Le Paraguay a reconnu hier la Palestine comme «Etat libre et indépendant» à l'intérieur des frontières de 1967 a annoncé ce même jour selon l'AFP le ministère paraguayen des Affaires étrangères. Suivant ainsi l'exemple de huit autres pays sud-américains dont le Brésil et l'Argentine.

«La République du Paraguay réitère explicitement la reconnaissance de cet Etat comme étant libre et indépendant, avec les frontières du 4 juin 1967», soit avant l'occupation par Israël de Jérusalem-est, la Cisjordanie et la bande de Ghaza, dit le ministère dans un communiqué rendu public hier. Une centaine d'Etats reconnaissait déjà la Palestine, la plupart depuis les années qui ont suivi la déclaration d' «indépendance» proclamée en 1988. Mais face au blocage du processus de paix, les responsables palestiniens ont intensifié leurs efforts pour obtenir la reconnaissance de leur Etat par de nouveaux pays. Une fois atteinte une masse critique de pays, ils espèrent porter leur revendication devant le Conseil de sécurité de l'ONU.

Le pays «réaffirme sa conviction que les négociations entre Israël et la Palestine doivent être relancées pour parvenir à la paix et à la sécurité pour les deux nations», conclut le communiqué du ministère paraguayen. Sur douze pays en Amérique du Sud, huit pays ont déjà reconnu l'Etat palestinien: le Venezuela dès 2005, et depuis le 3 décembre 2009, en cascade derrière le Brésil : l'Argentine, l'Equateur, la Bolivie, le Guayana, le Chili et le Pérou (ces deux derniers n'ont pas fait mention de tracé). Deux pays ont dit qu'il le ferait en 2011: l'Uruguay et le Surinam. Seule la Colombie devrait faire bande à part. «Israël est un allié très stratégique d'un point de vue militaire» pour le pays, explique le politologue colombien de l'université Alejo Vargas.

L'Amérique du Sud s'est rapprochée des pays arabes depuis le sommet de l'Aspa (Amérique du Sud-pays arabes) de 2005 à Brasilia, dans une démarche de développement des relations Sud-Sud. «A partir de 2005, les relations entre les pays d'Amérique du Sud et les pays arabes ont été de plus en plus denses et régulières», explique Jean-Jacques Kourliandsky, chercheur à l'Institut des relations internationales et stratégiques (IRIS) à Paris. Un troisième sommet du genre est prévu le 16 février à Lima. Selon Michael Shifter, du Dialogue interaméricain, une organisation basée à Washington, «le Brésil a été fondamental dans ce processus. Il mène depuis un certain temps une politique étrangère indépendante avec assurance (...) La reconnaissance de la Palestine par le Brésil a ouvert la voie aux autre pays sud-américains». Le Paraguay accueille une forte communauté d'origine arabe, notamment à Ciudad del Este, zone franche très active commercialement à la frontière du Brésil et de l'Argentine.

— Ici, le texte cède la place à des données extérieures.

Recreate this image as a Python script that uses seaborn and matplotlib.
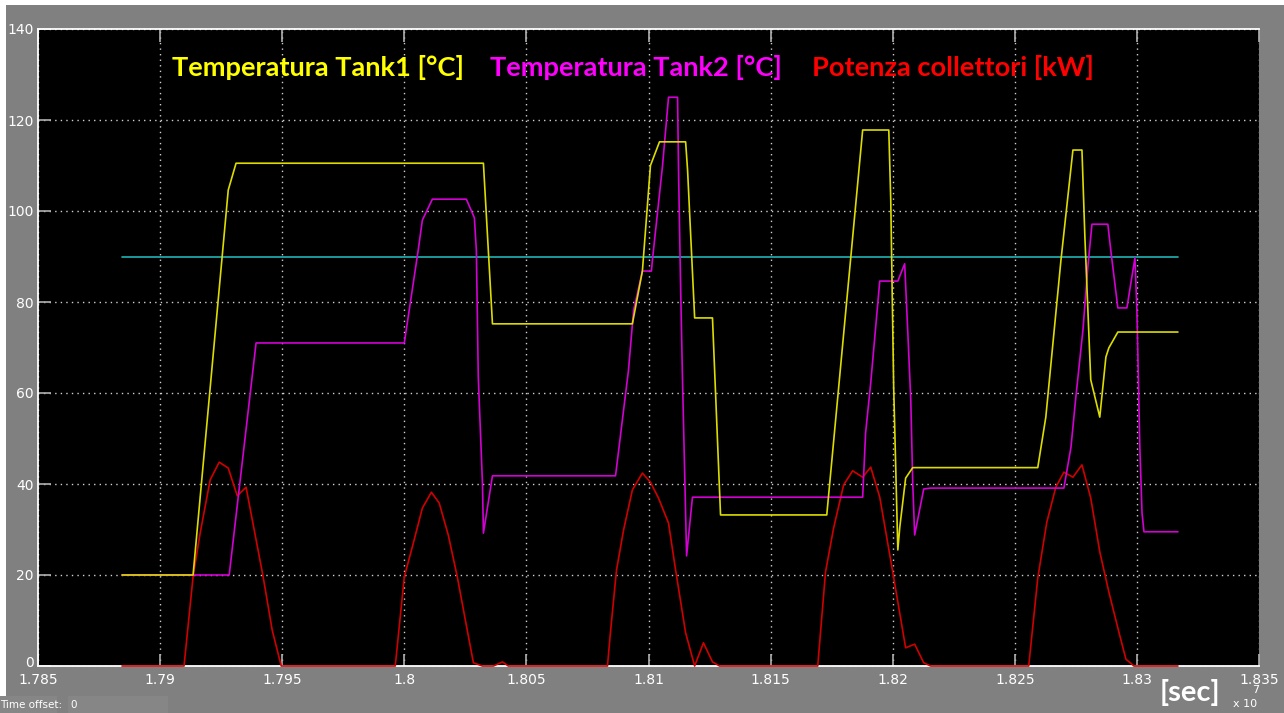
import matplotlib
matplotlib.use("Agg")
import matplotlib.pyplot as plt
import matplotlib.patches as mpatches
import matplotlib.transforms as mtransforms
import seaborn as sns
import pandas as pd

# ---- data (time in units of 1e7 s) ----
t_tank1 = [1.78844, 1.79135, 1.79279, 1.79311, 1.80324, 1.80361, 1.80934, 1.80975,
           1.81008, 1.81045, 1.81152, 1.81160, 1.81189, 1.81262, 1.81295, 1.81730,
           1.81877, 1.81984, 1.81992, 1.82004, 1.82021, 1.82029, 1.82053, 1.82082,
           1.82594, 1.82627, 1.82689, 1.82738, 1.82775, 1.82787, 1.82811, 1.82848,
           1.82873, 1.82885, 1.82922, 1.83168]
v_tank1 = [20, 20, 104.6, 110.5, 110.5, 75.2, 75.2, 86.8,
           110, 115.2, 115.2, 109, 76.5, 76.5, 33.2, 33.2,
           117.8, 117.8, 102.4, 61.3, 25.5, 30.5, 41.3, 43.6,
           43.6, 54.7, 89.2, 113.4, 113.4, 94.3, 62.9, 54.7,
           67.9, 69.9, 73.4, 73.4]

t_tank2 = [1.78844, 1.79283, 1.79393, 1.80000, 1.80057, 1.80074, 1.80115, 1.80254,
           1.80287, 1.80295, 1.80303, 1.80320, 1.80324, 1.80361, 1.80865, 1.80918,
           1.80939, 1.80975, 1.81012, 1.81016, 1.81057, 1.81082, 1.81119, 1.81123,
           1.81131, 1.81139, 1.81156, 1.81180, 1.81877, 1.81889, 1.81910, 1.81947,
           1.82021, 1.82049, 1.82062, 1.82074, 1.82082, 1.82090, 1.82127, 1.82156,
           1.82701, 1.82730, 1.82750, 1.82779, 1.82799, 1.82816, 1.82881, 1.82893,
           1.82922, 1.82959, 1.82992, 1.83000, 1.83012, 1.83021, 1.83029, 1.83168]
v_tank2 = [20, 20, 71, 71, 91.4, 98, 102.6, 102.6,
           98.5, 91.4, 63.5, 40.2, 29.2, 41.8, 41.8, 65,
           78.2, 86.8, 86.8, 89.2, 109.7, 125, 125, 109,
           84.8, 63.5, 24.2, 37.1, 37.1, 51.2, 62.2, 84.6,
           84.6, 88.4, 73.2, 58.5, 40.2, 28.8, 38.9, 39.1,
           39.1, 48.1, 59.1, 73.8, 87.7, 97.1, 97.1, 91.4,
           78.7, 78.7, 89.7, 78.2, 48.1, 33.6, 29.5, 29.5]

t_power = [1.78844, 1.79098, 1.79135, 1.79164, 1.79205, 1.79242, 1.79279, 1.79316,
           1.79352, 1.79422, 1.79459, 1.79496, 1.79963, 1.80000, 1.80033, 1.80074,
           1.80111, 1.80143, 1.80180, 1.80217, 1.80250, 1.80283, 1.80320, 1.80365,
           1.80402, 1.80426, 1.80832, 1.80844, 1.80869, 1.80898, 1.80934, 1.80975,
           1.81008, 1.81041, 1.81082, 1.81111, 1.81152, 1.81189, 1.81225, 1.81262,
           1.81291, 1.81693, 1.81725, 1.81758, 1.81799, 1.81836, 1.81877, 1.81910,
           1.81947, 1.82000, 1.82053, 1.82090, 1.82127, 1.82156, 1.82557, 1.82594,
           1.82631, 1.82668, 1.82701, 1.82738, 1.82775, 1.82811, 1.82848, 1.82885,
           1.82926, 1.82955, 1.82988, 1.83168]
v_power = [0, 0, 19.6, 29.2, 40.9, 44.8, 43.5, 37.4,
           39.3, 19.6, 7.9, 0, 0, 19.6, 26.2, 34.7,
           38.2, 35.8, 28.8, 19.6, 10.1, 0.7, 0, 0,
           0.9, 0, 0, 7.3, 21.1, 29.9, 38.7, 42.4,
           40.4, 36.9, 31.4, 21.1, 7.3, 0, 5.1, 0.9,
           0, 0, 20.7, 30.3, 39.8, 42.9, 41.5, 43.7,
           37.1, 20.7, 4.0, 4.8, 0.7, 0, 0, 19.3,
           31.6, 39.3, 42.6, 41.5, 44.2, 36.9, 25.1, 16.3,
           7.5, 1.5, 0, 0]

t_setpoint = [1.78844, 1.83168]
v_setpoint = [90, 90]

series_names = ["Temperatura Tank1 [°C]", "Temperatura Tank2 [°C]", "Potenza collettori [kW]"]
x_ticks = [1.785, 1.79, 1.795, 1.8, 1.805, 1.81, 1.815, 1.82, 1.825, 1.83, 1.835]
x_tick_labels = ["1.785", "1.79", "1.795", "1.8", "1.805", "1.81", "1.815", "1.82", "1.825", "1.83", "1.835"]
y_ticks = [0, 20, 40, 60, 80, 100, 120, 140]

# ---- figure ----
sns.set_style("dark")
plt.rcParams['font.family'] = ['DejaVu Sans']

GRAY = "#808080"
fig = plt.figure(figsize=(12.84, 7.13), dpi=100, facecolor=GRAY)
# white strips (top and left) as in the screenshot
fig.patches.append(mpatches.Rectangle((0, 1 - 5 / 713), 1, 5 / 713, transform=fig.transFigure,
                                      facecolor="white", edgecolor="none", zorder=0))
fig.patches.append(mpatches.Rectangle((0, 17 / 713), 6 / 1284, 1, transform=fig.transFigure,
                                      facecolor="white", edgecolor="none", zorder=0))
# "Time offset" boxes
fig.patches.append(mpatches.Rectangle((0, 0), 57 / 1284, 17 / 713, transform=fig.transFigure,
                                      facecolor="#868686", edgecolor="none"))
fig.patches.append(mpatches.Rectangle((68 / 1284, 0), 100 / 1284, 17 / 713, transform=fig.transFigure,
                                      facecolor="#868686", edgecolor="none"))
fig.text(0 / 1284, 8 / 713, "Time offset:", color="white", fontsize=7.5, va="center", ha="left")
fig.text(70 / 1284, 8 / 713, "0", color="white", fontsize=7.5, va="center", ha="left")

ax = fig.add_axes([38 / 1284, 1 - 666 / 713, 1221 / 1284, 637 / 713])
ax.set_facecolor("black")

df1 = pd.DataFrame({"t": t_tank1, "v": v_tank1})
df2 = pd.DataFrame({"t": t_tank2, "v": v_tank2})
df3 = pd.DataFrame({"t": t_power, "v": v_power})
df4 = pd.DataFrame({"t": t_setpoint, "v": v_setpoint})

line_kw = dict(ax=ax, lw=1.2, estimator=None, sort=False, zorder=3, clip_on=False)
sns.lineplot(data=df4, x="t", y="v", color="#20b4b4", **line_kw)
sns.lineplot(data=df3, x="t", y="v", color="#d00000", **line_kw)
sns.lineplot(data=df2, x="t", y="v", color="#d400d4", **line_kw)
sns.lineplot(data=df1, x="t", y="v", color="#dcdc00", **line_kw)

ax.set_xlim(1.785, 1.835)
ax.set_ylim(0, 140)
ax.set_xticks(x_ticks)
ax.set_xticklabels(x_tick_labels)
ax.set_yticks(y_ticks)
ax.set_xlabel("")
ax.set_ylabel("")

ax.grid(True, color="#d0d0d0", linestyle=(0, (1, 3)), linewidth=1.0)
ax.tick_params(axis="both", which="both", direction="in", length=9, width=1.2,
               color="#b0b0b0", labelcolor="white", labelsize=10, top=True, bottom=True,
               left=True, right=False)
ax.tick_params(axis="x", pad=5)
ax.tick_params(axis="y", pad=3)
for s in ["left", "top", "bottom"]:
    ax.spines[s].set_visible(True)
    ax.spines[s].set_color("white")
    ax.spines[s].set_linewidth(1.3)
    ax.spines[s].set_zorder(2.5)
ax.spines["right"].set_visible(False)

# nudge the "0" y label up slightly so it sits above the x tick label
lbl0 = ax.get_yticklabels()[0]
lbl0.set_transform(lbl0.get_transform() + mtransforms.ScaledTranslation(0, 3 / 72, fig.dpi_scale_trans))

# coloured legend-like titles
title_kw = dict(transform=ax.transAxes, fontsize=19.6, fontweight="bold", family="Lato",
                va="center", ha="left")
ax.text((172 - 38) / 1221, (666 - 68) / 637, series_names[0], color="#ffff00", **title_kw)
ax.text((490 - 38) / 1221, (666 - 68) / 637, series_names[1], color="#ff00ff", **title_kw)
ax.text((812 - 38) / 1221, (666 - 68) / 637, series_names[2], color="#ff0000", **title_kw)

fig.text(1160 / 1284, 1 - 692 / 713, "[sec]", color="white", fontsize=21, fontweight="bold",
         family="Lato", va="center", ha="left")
fig.text(1233 / 1284, 1 - 704 / 713, "x 10", color="white", fontsize=8, va="center", ha="left")
fig.text(1252 / 1284, 1 - 690 / 713, "7", color="white", fontsize=8, va="center", ha="left")

fig.savefig("out.png", dpi=100, facecolor=GRAY)
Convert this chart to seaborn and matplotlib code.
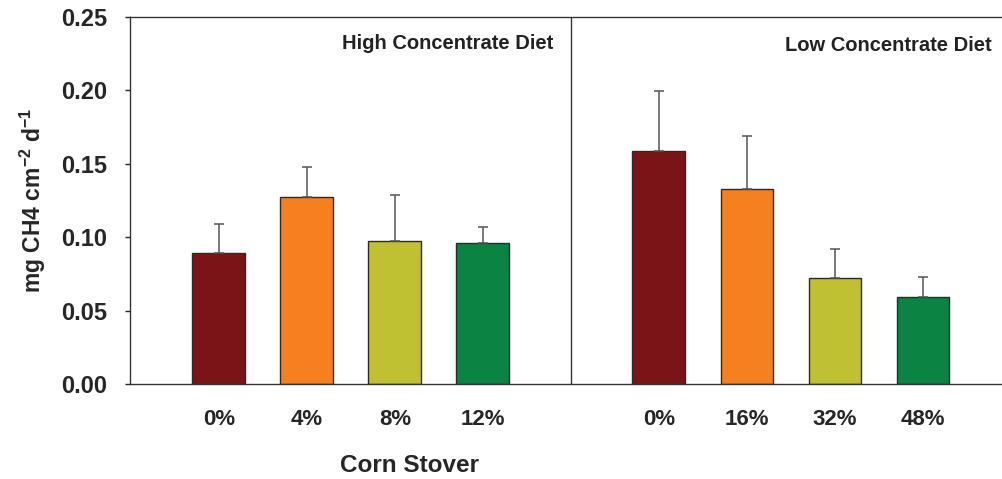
import pandas as pd
import matplotlib.pyplot as plt
import seaborn as sns

# values
diets = ["High Concentrate Diet", "Low Concentrate Diet"]
stover_high = ["0%", "4%", "8%", "12%"]
stover_low = ["0%", "16%", "32%", "48%"]
ch4_high = [0.0892, 0.1276, 0.0973, 0.0961]
ch4_low = [0.1589, 0.1326, 0.0721, 0.0591]
err_high = [0.0198, 0.0199, 0.0317, 0.0107]
err_low = [0.0406, 0.0361, 0.0199, 0.0135]

colors = ["#7B1416", "#F58020", "#BFC032", "#0B8343"]

rows = []
for g, (labels, vals, errs) in enumerate([(stover_high, ch4_high, err_high),
                                          (stover_low, ch4_low, err_low)]):
    for i, (lab, v, e) in enumerate(zip(labels, vals, errs)):
        rows.append({"diet": diets[g], "stover": lab, "level": i,
                     "pos": g * 5 + i, "ch4": v, "err": e})
df = pd.DataFrame(rows)

sns.set_style("ticks")
plt.rcParams['font.family'] = ['Liberation Sans', 'DejaVu Sans']
plt.rcParams['font.weight'] = 'bold'
plt.rcParams['mathtext.fontset'] = 'custom'
plt.rcParams['mathtext.rm'] = 'Liberation Sans:bold'
plt.rcParams['mathtext.bf'] = 'Liberation Sans:bold'
plt.rcParams['mathtext.default'] = 'rm'

fig = plt.figure(figsize=(10.03, 4.79), dpi=100)
ax = fig.add_axes([0.1296, 0.1983, 0.8704, 0.7662])

sns.barplot(data=df, x="pos", y="ch4", hue="level", palette=colors,
            native_scale=True, dodge=False, width=0.6, legend=False,
            saturation=1, edgecolor="#2a2a2a", linewidth=1, errorbar=None,
            ax=ax)

ax.errorbar(df["pos"], df["ch4"], yerr=[[0] * len(df), df["err"]],
            fmt="none", ecolor="#555555", elinewidth=1.1, capsize=3.6,
            capthick=1.1, zorder=1)

ax.axvline(4, color="#333333", lw=1)

ax.set_xlim(-1.01, 8.91)
ax.set_ylim(0, 0.25)
ax.set_yticks([0, 0.05, 0.10, 0.15, 0.20, 0.25])
ax.set_yticklabels(["0.00", "0.05", "0.10", "0.15", "0.20", "0.25"])
ax.set_xticks(df["pos"])
ax.set_xticklabels(df["stover"])

ax.tick_params(axis="y", direction="out", length=3.5, width=1, pad=13,
               labelsize=17)
ax.tick_params(axis="x", length=0, pad=18, labelsize=16)
for lab in ax.get_xticklabels() + ax.get_yticklabels():
    lab.set_fontweight("bold")

for side in ["left", "bottom", "top"]:
    ax.spines[side].set_visible(True)
    ax.spines[side].set_color("#333333")
    ax.spines[side].set_linewidth(1)
ax.spines["right"].set_visible(False)

ax.set_ylabel(r"mg CH4 cm$^{-2}$ d$^{-1}$", fontsize=16.5,
              fontweight="bold", labelpad=9)
ax.set_xlabel("Corn Stover", fontsize=17.5, fontweight="bold", va="center")
ax.xaxis.set_label_coords(0.32, -0.222)

ax.text(3.8, 0.2322, diets[0], ha="right", va="center", fontsize=14.5,
        fontweight="bold", color="#222222")
ax.text(8.78, 0.2308, diets[1], ha="right", va="center", fontsize=14.5,
        fontweight="bold", color="#222222")

fig.savefig("out.png", dpi=100)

Le pays entretenait avec la Palestine des relations diplomatiques qui sont allées crescendo depuis 2005, à travers les ambassades du Brésil et d'Egypte. Le président paraguayen, Fernando Lugo, avait reçu à Asuncion, avec tous les honneurs d'un chef d'Etat, le président palestinien Mahmoud Abbas, le 27 novembre 2010. Les reconnaissances en cascade des pays latino-américains ont suscité la désapprobation de Washington qui les juge «contre-productives». Israël a également mis en garde contre «toute décision unilatérale» à l'égard des Palestiniens. Le Centre Wiesenthal, une organisation luttant contre l'antisémitisme, a estimé pour sa part que l'Amérique du Sud ne devait pas «s'embourber» au Proche-Orient mais se contenter de développer les questions commerciales avec cette région.